The Thomas MacLaren Computing Initiative is an innovative program within eleventh and twelfth grade physics. Students are taught useful computer programs in a powerful easy-entry programming language, MATLAB ® , and to create tools with a modern graphical user interface. Each tool solves a particular class of problems in science or mathematics.
For more information, see Science Curriculum in Detail.
The mathematics program includes the study of quantities, of figures and of relationships between quantities and figures. This study is marked by intuition, analysis, logical rigor, elegance and simplicity. Mathematics has a dual nature that is reflected in our program. As a symbolic system, it has elegance, reflected most clearly in the study of patterns. It is also used to express quantitative relations in other disciplines, which demands proficiency in mathematical skills and problem solving.

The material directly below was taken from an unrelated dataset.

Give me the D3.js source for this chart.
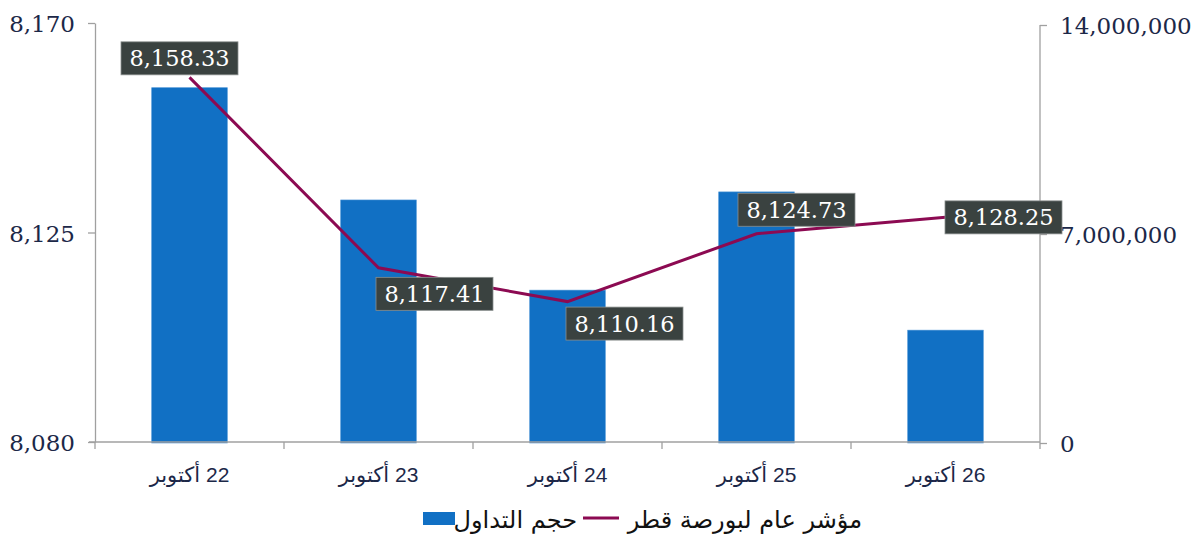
<!DOCTYPE html>
<html><head><meta charset="utf-8">
<script src="https://cdn.jsdelivr.net/npm/d3@7/dist/d3.min.js"></script>
<style>
html,body{margin:0;padding:0;background:#fff;}
svg{display:block;}
</style></head>
<body>
<svg id="chart" width="1200" height="544"></svg>
<script>
const categories = ["22 أكتوبر","23 أكتوبر","24 أكتوبر","25 أكتوبر","26 أكتوبر"];
const volume = [11900000, 8140000, 5120000, 8410000, 3780000];
const indexValues = [8158.33, 8117.41, 8110.16, 8124.73, 8128.25];
const leftTicks = [8080, 8125, 8170];
const rightTicks = [0, 7000000, 14000000];
const seriesNames = ["حجم التداول", "مؤشر عام لبورصة قطر"];

// label placement (style): offsets of label box centre from point
const labelOffsets = [[-10,-19],[56,26],[57,22],[40,-24],[58,0]];

const W=1200,H=544, m={top:23,right:160,bottom:102,left:95};
const svg=d3.select("#chart");
const iw=W-m.left-m.right, ih=H-m.top-m.bottom;
const g=svg.append("g").attr("transform",`translate(${m.left},${m.top})`);

const x=d3.scaleBand().domain(categories).range([0,iw]).padding(0);
const yL=d3.scaleLinear().domain([8080,8170]).range([ih,0]);
const yR=d3.scaleLinear().domain([0,14000000]).range([ih+1,2]);

const axisColor="#a0a0a0", textColor="#1c2848";
const barColor="#1170c4", lineColor="#8c0a52";

// bars
const bw=x.bandwidth()*0.4;
g.selectAll("rect.bar").data(volume).join("rect")
 .attr("x",(d,i)=>x(categories[i])+(x.bandwidth()-bw)/2)
 .attr("width",bw)
 .attr("y",d=>yR(d)).attr("height",d=>yR(0)-yR(d))
 .attr("fill",barColor).attr("stroke","#4d94d6").attr("stroke-width",0.6);

// axes
function styleAxis(sel){
  sel.selectAll("path.domain").attr("stroke",axisColor).attr("stroke-width",1.3);
  sel.selectAll(".tick line").attr("stroke",axisColor).attr("stroke-width",1.3);
  sel.selectAll(".tick text").attr("fill",textColor);
}
const aL=g.append("g").call(d3.axisLeft(yL).tickValues(leftTicks).tickFormat(d3.format(",")).tickSizeInner(7).tickSizeOuter(0).tickPadding(13));
aL.selectAll(".tick text").attr("font-family","DejaVu Serif").attr("font-size",23).attr("dy","0.38em");
styleAxis(aL);
const aR=g.append("g").attr("transform",`translate(${iw},0)`).call(d3.axisRight(yR).tickValues(rightTicks).tickFormat(d3.format(",")).tickSizeInner(7).tickSizeOuter(0).tickPadding(13));
aR.selectAll(".tick text").attr("font-family","DejaVu Serif").attr("font-size",23).attr("dy","0.38em");
styleAxis(aR);
aR.select("path.domain").attr("d",`M0,${yR(14000000)}V${ih}`);

const aB=g.append("g").attr("transform",`translate(0,${ih})`).call(d3.axisBottom(x).tickSize(0).tickPadding(25));
aB.selectAll(".tick text").attr("font-family","Liberation Sans, DejaVu Sans").attr("font-size",21).attr("direction","rtl").attr("fill",textColor);
styleAxis(aB);
aB.select("path.domain").attr("d",`M-6,0H${iw}`);
// boundary ticks
const bounds=categories.map(c=>x(c)).concat([iw]);
aB.selectAll("line.bt").data(bounds).join("line").attr("class","bt")
 .attr("x1",d=>d).attr("x2",d=>d).attr("y1",0).attr("y2",7)
 .attr("stroke",axisColor).attr("stroke-width",1.3);

// line
const cx=i=>x(categories[i])+x.bandwidth()/2;
const line=d3.line().x((d,i)=>cx(i)).y(d=>yL(d));
g.append("path").datum(indexValues).attr("d",line).attr("fill","none")
 .attr("stroke",lineColor).attr("stroke-width",3);

// data labels
const lbl=g.selectAll("g.lbl").data(indexValues).join("g").attr("class","lbl")
 .attr("transform",(d,i)=>`translate(${cx(i)+labelOffsets[i][0]},${yL(d)+labelOffsets[i][1]})`);
lbl.append("rect").attr("x",-58.5).attr("y",-16.5).attr("width",117).attr("height",33)
 .attr("fill","#3a4240").attr("stroke","#8a8f8e").attr("stroke-width",0.8);
lbl.append("text").text(d=>d3.format(",.2f")(d)).attr("text-anchor","middle").attr("dy","0.36em")
 .attr("font-family","DejaVu Serif").attr("font-size",22.5).attr("fill","#fff");

// legend
const lg=svg.append("g");
lg.append("rect").attr("x",423).attr("y",512).attr("width",32).attr("height",13).attr("fill",barColor);
lg.append("text").text(seriesNames[0]).attr("x",577).attr("y",528).attr("text-anchor","start")
 .attr("direction","rtl").attr("font-family","DejaVu Sans").attr("font-size",24).attr("fill","#111");
lg.append("line").attr("x1",583).attr("x2",619).attr("y1",518).attr("y2",518).attr("stroke",lineColor).attr("stroke-width",3);
lg.append("text").text(seriesNames[1]).attr("x",862).attr("y",528).attr("text-anchor","start")
 .attr("direction","rtl").attr("font-family","DejaVu Sans").attr("font-size",24).attr("fill","#111");
</script>
</body></html>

Fundamental concepts and skills in graphs, symbols and numbers are developed in the sixth, seventh, eighth and first semester of ninth grade through the study of prealgebra, algebra and geometry. In these courses one viewpoint is studied at a time. Beginning with the second semester of the ninth grade through the end of the first semester of grade twelve, the viewpoints are integrated. In these courses – precalculus and calculus – the dynamic concepts of “function” and “transformation” form a type of backbone for the study of trigonometry, vectors, matrices, probability, derivatives and integrals. Many of these concepts are also used in our science courses. Advanced topics are offered in the final semester of grade twelve, introducing students to structural mathematics.